> _Exercise_
Find and return each line containing "code".

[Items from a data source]
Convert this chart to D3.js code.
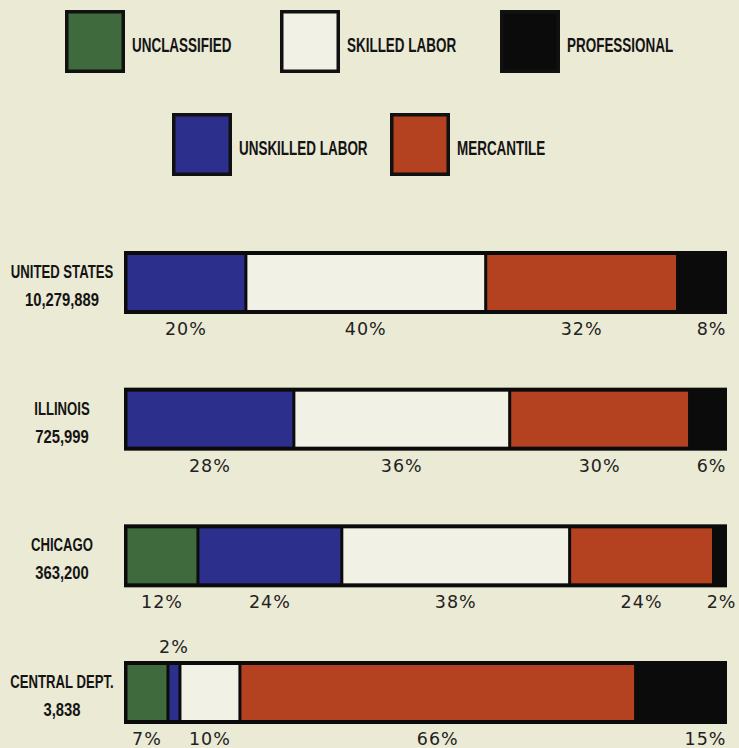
<!DOCTYPE html>
<html>
<head>
<meta charset="utf-8">
<script src="https://cdn.jsdelivr.net/npm/d3@7"></script>
<style>
  html, body { margin: 0; padding: 0; background: #ebead4; }
  svg { display: block; }
</style>
</head>
<body>
<svg id="chart" width="739" height="748"></svg>
<script>
// ---- DATA ----
const categories = ["UNITED STATES", "ILLINOIS", "CHICAGO", "CENTRAL DEPT."];
const totals = ["10,279,889", "725,999", "363,200", "3,838"];
const seriesNames = ["UNCLASSIFIED", "UNSKILLED LABOR", "SKILLED LABOR", "MERCANTILE", "PROFESSIONAL"];
const unclassified = [0, 0, 12, 7];
const unskilledLabor = [20, 28, 24, 2];
const skilledLabor = [40, 36, 38, 10];
const mercantile = [32, 30, 24, 66];
const professional = [8, 6, 2, 15];
const seriesColors = ["#3f6a3e", "#2c2f8c", "#f2f1e6", "#b4411f", "#0b0b0b"];
const legendRow1 = ["UNCLASSIFIED", "SKILLED LABOR", "PROFESSIONAL"];
const legendRow2 = ["UNSKILLED LABOR", "MERCANTILE"];

const seriesValues = [unclassified, unskilledLabor, skilledLabor, mercantile, professional];
const table = categories.map((c, i) => {
  const row = { category: c, total: totals[i] };
  seriesNames.forEach((s, j) => row[s] = seriesValues[j][i]);
  return row;
});

const svg = d3.select("#chart");
const color = d3.scaleOrdinal().domain(seriesNames).range(seriesColors);

// condensed bold text helper
function condensed(sel, factor) {
  sel.each(function() {
    const w = this.getComputedTextLength();
    d3.select(this).attr("textLength", w * factor).attr("lengthAdjust", "spacingAndGlyphs");
  });
}

// ---- LEGEND ----
const boxW = 60, boxH = 63;
const legendItems = [
  { name: legendRow1[0], x: 65, y: 10 },
  { name: legendRow1[1], x: 280, y: 10 },
  { name: legendRow1[2], x: 500, y: 10 },
  { name: legendRow2[0], x: 172, y: 113 },
  { name: legendRow2[1], x: 390, y: 113 }
];
const lg = svg.append("g").selectAll("g").data(legendItems).join("g")
  .attr("transform", d => `translate(${d.x},${d.y})`);
lg.append("rect").attr("x", 1.75).attr("y", 1.75)
  .attr("width", boxW - 3.5).attr("height", boxH - 3.5)
  .attr("fill", d => color(d.name)).attr("stroke", "#111").attr("stroke-width", 3.5);
lg.append("text").attr("x", boxW + 7).attr("y", 41.5)
  .attr("font-family", "'Liberation Sans', Arial, sans-serif")
  .attr("font-weight", "bold").attr("font-size", 19.5).attr("fill", "#141414")
  .text(d => d.name)
  .call(condensed, 0.69);

// ---- BARS ----
const x = d3.scaleLinear().domain([0, 100]).range([126, 725.5]);
const y = d3.scalePoint().domain(categories).range([251, 661]);
const barH = 63;

const stack = d3.stack().keys(seriesNames);
const layers = stack(table);

const bars = svg.append("g");
bars.selectAll("rect.frame").data(table).join("rect").attr("class", "frame")
  .attr("x", x(0) - 2).attr("width", x(100) - x(0) + 3.5)
  .attr("y", d => y(d.category)).attr("height", barH)
  .attr("fill", "#0b0b0b");

layers.forEach(layer => {
  bars.append("g").selectAll("rect").data(layer.filter(d => d[1] > d[0])).join("rect")
    .attr("x", d => x(d[0]) + 1.5)
    .attr("width", d => Math.max(0, x(d[1]) - x(d[0]) - 3))
    .attr("y", d => y(d.data.category) + 4)
    .attr("height", barH - 8)
    .attr("fill", color(layer.key));
});

// ---- CATEGORY LABELS ----
const labelX = 62;
const lab = svg.append("g");
lab.selectAll("text.name").data(table).join("text").attr("class", "name")
  .attr("x", labelX).attr("y", d => y(d.category) + 27)
  .attr("text-anchor", "middle")
  .attr("font-family", "'Liberation Sans', Arial, sans-serif")
  .attr("font-weight", "bold").attr("font-size", 18.5).attr("fill", "#141414")
  .text(d => d.category)
  .call(condensed, 0.71);
lab.selectAll("text.total").data(table).join("text").attr("class", "total")
  .attr("x", labelX).attr("y", d => y(d.category) + 55)
  .attr("text-anchor", "middle")
  .attr("font-family", "'Liberation Sans', Arial, sans-serif")
  .attr("font-weight", "bold").attr("font-size", 18.5).attr("fill", "#141414")
  .text(d => d.total)
  .call(condensed, 0.8);

// ---- PERCENT LABELS ----
const pct = svg.append("g")
  .attr("font-family", "'DejaVu Sans', sans-serif")
  .attr("font-size", 17.5).attr("fill", "#222").attr("letter-spacing", 1);
const lastKey = seriesNames[seriesNames.length - 1];
layers.forEach(layer => {
  layer.forEach(d => {
    const v = d[1] - d[0];
    if (v <= 0) return;
    const top = y(d.data.category);
    const isLast = layer.key === lastKey;
    const above = v < 4 && !isLast;
    const t = pct.append("text").text(v + "%");
    if (isLast) {
      t.attr("x", x(100) + (v < 4 ? 11 : 1)).attr("text-anchor", "end");
    } else {
      t.attr("x", (x(d[0]) + x(d[1])) / 2).attr("text-anchor", "middle");
    }
    t.attr("y", above ? top - 8 : top + barH + 21);
  });
});
</script>
</body>
</html>
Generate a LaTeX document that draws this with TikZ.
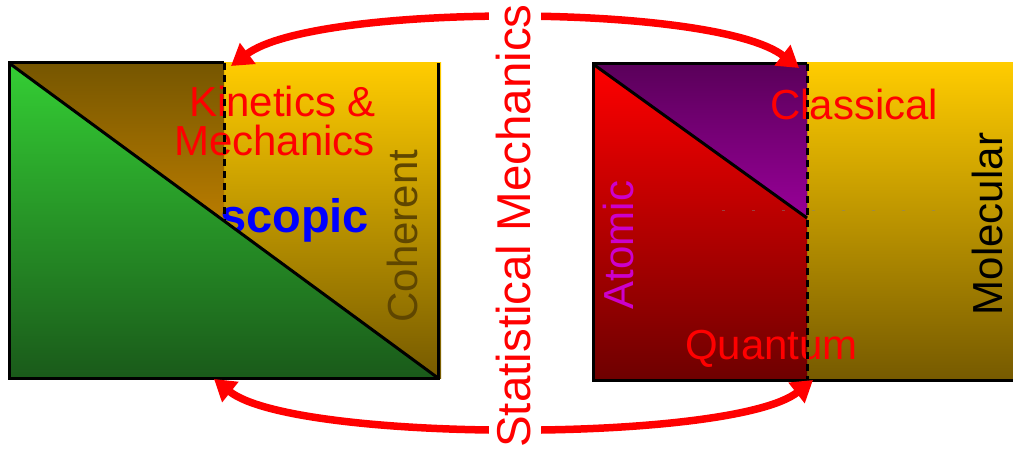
\documentclass[tikz,border=0pt]{standalone}
\usepackage{fontspec}
\setmainfont{Liberation Sans}
\usetikzlibrary{arrows.meta}
\definecolor{gold}{RGB}{255,204,0}
\definecolor{golddark}{RGB}{118,90,0}
\definecolor{browntop}{RGB}{118,86,0}
\definecolor{brownbot}{RGB}{185,124,0}
\definecolor{greentop}{RGB}{52,206,52}
\definecolor{greenbot}{RGB}{26,90,26}
\definecolor{redtop}{RGB}{255,0,0}
\definecolor{redbot}{RGB}{110,0,0}
\definecolor{purtop}{RGB}{90,0,90}
\definecolor{purbot}{RGB}{152,0,152}
\definecolor{coh}{RGB}{95,70,0}
\definecolor{atom}{RGB}{204,0,204}
\definecolor{pureblue}{RGB}{0,0,255}
\begin{document}
\begin{tikzpicture}[x=1pt,y=-1pt,
  edge/.style={line width=3pt,black},
  dashedge/.style={line width=3pt,black,dash pattern=on 7pt off 5pt},
  lbl/.style={inner sep=0pt,font=\fontsize{42}{38}\selectfont},
  arr/.style={line width=7.5pt,red,{Triangle[length=21pt,width=25pt]}-{Triangle[length=21pt,width=25pt]}}
]
\useasboundingbox (0,0) rectangle (1013,452);
% ---------- left panel ----------
\coordinate (LA) at (9,63);
\coordinate (LB) at (224,63);
\coordinate (LC) at (438,63);
\coordinate (LD) at (438,378);
\coordinate (LE) at (9,378);
\coordinate (LX) at (224,221);
\shade[top color=gold,bottom color=golddark] (224,63) rectangle (441,378);
\shade[top color=browntop,bottom color=brownbot] (LA) -- (LB) -- (LX) -- cycle;
\node[lbl,text=red,anchor=base east] (kin) at (376,117) {Kinetics \&};
\node[lbl,text=red,anchor=base east] (mech) at (375,155) {Mechanics};
\node[inner sep=0pt,anchor=base west,text=pureblue,font=\fontsize{47}{47}\selectfont\bfseries] (scop) at (220,232) {scopic};
\node[lbl,text=coh,rotate=90,anchor=base] (coh) at (417,236) {Coherent};
\shade[top color=greentop,bottom color=greenbot] (LA) -- (LD) -- (LE) -- cycle;
\draw[edge] (LB) -- (LA) -- (LE) -- (LD) -- (LC);
\draw[edge] (LA) -- (LD);
\draw[dashedge] (LB) -- (LX);
% ---------- right panel ----------
\coordinate (RA) at (593,64);
\coordinate (RB) at (807,64);
\coordinate (RX) at (807,218);
\coordinate (RC) at (807,380);
\coordinate (RE) at (593,380);
\coordinate (RF) at (1013,380);
\shade[top color=gold,bottom color=golddark] (807,63) rectangle (1013,380);
\shade[top color=redtop,bottom color=redbot] (RA) rectangle (RC);
\shade[top color=purtop,bottom color=purbot] (RA) -- (RB) -- (RX) -- cycle;
\coordinate (G1) at (722,210);
\coordinate (G2) at (935,210);
\draw[gray,opacity=0.5,line width=1pt,dash pattern=on 3pt off 27pt] (G1) -- (G2);
\node[lbl,text=red,anchor=base west] (cls) at (770,119) {Classical};
\node[lbl,text=red,anchor=base west] (qua) at (685,359) {Quantum};
\node[lbl,text=atom,rotate=90,anchor=base] (atm) at (633,245) {Atomic};
\node[lbl,text=black,rotate=90,anchor=base] (mol) at (1002,224) {Molecular};
\draw[edge] (RB) -- (RA) -- (RE) -- (RF);
\draw[edge] (RA) -- (RX);
\draw[dashedge] (RB) -- (RC);
% ---------- arrows ----------
\coordinate (TL) at (231,66);
\coordinate (TR) at (799,68);
\coordinate (BL) at (214,379);
\coordinate (BR) at (813,380);
\draw[arr] (TL) .. controls (315,3) and (715,3) .. (TR);
\draw[arr] (BL) .. controls (294,443) and (733,443) .. (BR);
\node[rotate=90,anchor=base,fill=white,text=red,inner sep=3pt,text height=38pt,text depth=8pt,font=\fontsize{47.5}{47.5}\selectfont] (stat) at (530,226) {Statistical Mechanics};
\end{tikzpicture}
\end{document}
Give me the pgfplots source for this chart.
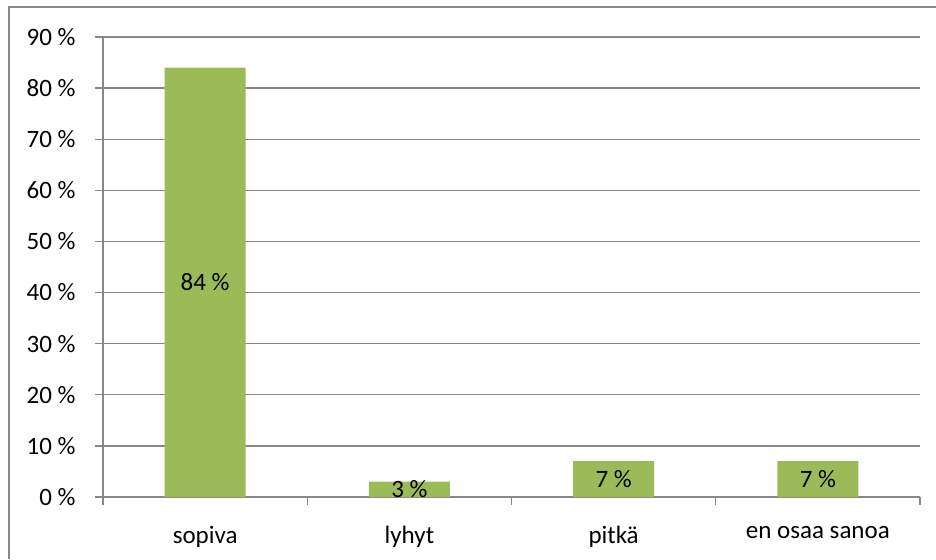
\documentclass[border=0pt]{standalone}
\usepackage{fontspec}
\setmainfont{Carlito}
\usepackage{pgfplots}
\pgfplotsset{compat=1.18}
\definecolor{bargreen}{HTML}{9BBB59}
\definecolor{gridgray}{HTML}{878787}
\begin{document}
\fontsize{25}{30}\selectfont
\begin{tikzpicture}
\begin{axis}[
  scale only axis, width=817pt, height=460pt,
  xmin=-0.5, xmax=3.5, ymin=0, ymax=90,
  axis x line*=bottom, axis y line*=left,
  axis line style={gridgray, line width=1.3pt},
  ymajorgrids, grid style={gridgray, line width=1.3pt},
  tick align=outside, major tick length=8pt,
  tick style={gridgray, line width=1.3pt},
  ytick={0,10,...,90},
  yticklabels={0 \%,10 \%,20 \%,30 \%,40 \%,50 \%,60 \%,70 \%,80 \%,90 \%},
  yticklabel style={xshift=-11pt},
  xticklabel style={yshift=-21pt},
  xtick={-0.5,0.5,1.5,2.5,3.5},
  xticklabels={,,,,},
  extra x ticks={0,1,2,3},
  extra x tick labels={sopiva,lyhyt,pitkä,en osaa sanoa},
  extra x tick style={major tick length=0pt, grid=none},
  /pgf/number format/assume math mode=true,
  clip=false,
]
\addplot[ybar, bar width=81pt, bar shift=0pt, fill=bargreen, draw=none]
  coordinates {(0,84) (1,3) (2,7) (3,7)};
\addplot[draw=none, mark=none, nodes near coords, point meta=explicit symbolic,
  every node near coord/.append style={anchor=center, text=black}]
  coordinates {(0,42)[84 \%] (1,1.5)[3 \%] (2,3.5)[7 \%] (3,3.5)[7 \%]};
\end{axis}
\pgfresetboundingbox
\useasboundingbox (-103pt,-62pt) rectangle ++(936pt,559pt);
\draw[gridgray, line width=1.3pt] (-94pt,-62pt) -- (-94pt,490pt) -- (833pt,490pt);
\end{tikzpicture}
\end{document}
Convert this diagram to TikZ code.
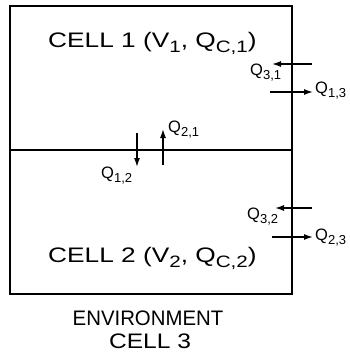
\documentclass[tikz,border=0pt]{standalone}
\usepackage{fontspec}
\setmainfont{Liberation Sans}
\usetikzlibrary{arrows.meta}
\newcommand\bsub[1]{\raisebox{-5pt}{\fontsize{16.5}{16.5}\selectfont #1}}
\newcommand\ssub[1]{\raisebox{-4.5pt}{\fontsize{13}{13}\selectfont #1}}
\tikzset{
  bigtxt/.style={inner sep=0pt, font=\fontsize{21}{24}\selectfont},
  qlab/.style={inner sep=0pt, anchor=base west, font=\fontsize{16.5}{18}\selectfont},
  wall/.style={line width=1.7pt},
  arr/.style={line width=1.4pt, -{Latex[length=9pt,width=6pt]}}
}
\begin{document}
\begin{tikzpicture}[x=1pt,y=-1pt]
\useasboundingbox (0,0) rectangle (349,356);
% box
\coordinate (tl) at (10,6);
\coordinate (br) at (292,294);
\coordinate (ml) at (10,150);
\coordinate (mr) at (292,150);
\draw[wall] (tl) rectangle (br);
\draw[line width=1.3pt] (ml) -- (mr);
% texts
\node[bigtxt, anchor=base west] (c1) at (48,47) {\scalebox{1.25}[1]{CELL 1 (V\bsub{1}, Q\bsub{C,1})}};
\node[bigtxt, anchor=base west] (c2) at (48,262) {\scalebox{1.25}[1]{CELL 2 (V\bsub{2}, Q\bsub{C,2})}};
\node[bigtxt, anchor=base] (env) at (148,325) {\scalebox{0.97}[1]{ENVIRONMENT}};
\node[bigtxt, anchor=base] (c3) at (150,348) {\scalebox{1.17}[1]{CELL 3}};
% arrows
\coordinate (a31s) at (312,64);  \coordinate (a31e) at (272,64);
\coordinate (a13s) at (270,92);  \coordinate (a13e) at (313,92);
\coordinate (a21s) at (163,165); \coordinate (a21e) at (163,129);
\coordinate (a12s) at (137,133); \coordinate (a12e) at (137,167);
\coordinate (a32s) at (312,208); \coordinate (a32e) at (275,208);
\coordinate (a23s) at (272,237); \coordinate (a23e) at (313,237);
\draw[arr] (a31s) -- (a31e);
\draw[arr] (a13s) -- (a13e);
\draw[arr] (a21s) -- (a21e);
\draw[arr] (a12s) -- (a12e);
\draw[arr] (a32s) -- (a32e);
\draw[arr] (a23s) -- (a23e);
% labels
\node[qlab] (q31) at (250,75) {Q\ssub{3,1}};
\node[qlab] (q13) at (315,93) {Q\ssub{1,3}};
\node[qlab] (q21) at (168,132) {Q\ssub{2,1}};
\node[qlab] (q12) at (101,178) {Q\ssub{1,2}};
\node[qlab] (q32) at (247,219) {Q\ssub{3,2}};
\node[qlab] (q23) at (315,240) {Q\ssub{2,3}};
\end{tikzpicture}
\end{document}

> _Result of the task_
Convert this chart to D3.js code.
Convert this diagram to TikZ code.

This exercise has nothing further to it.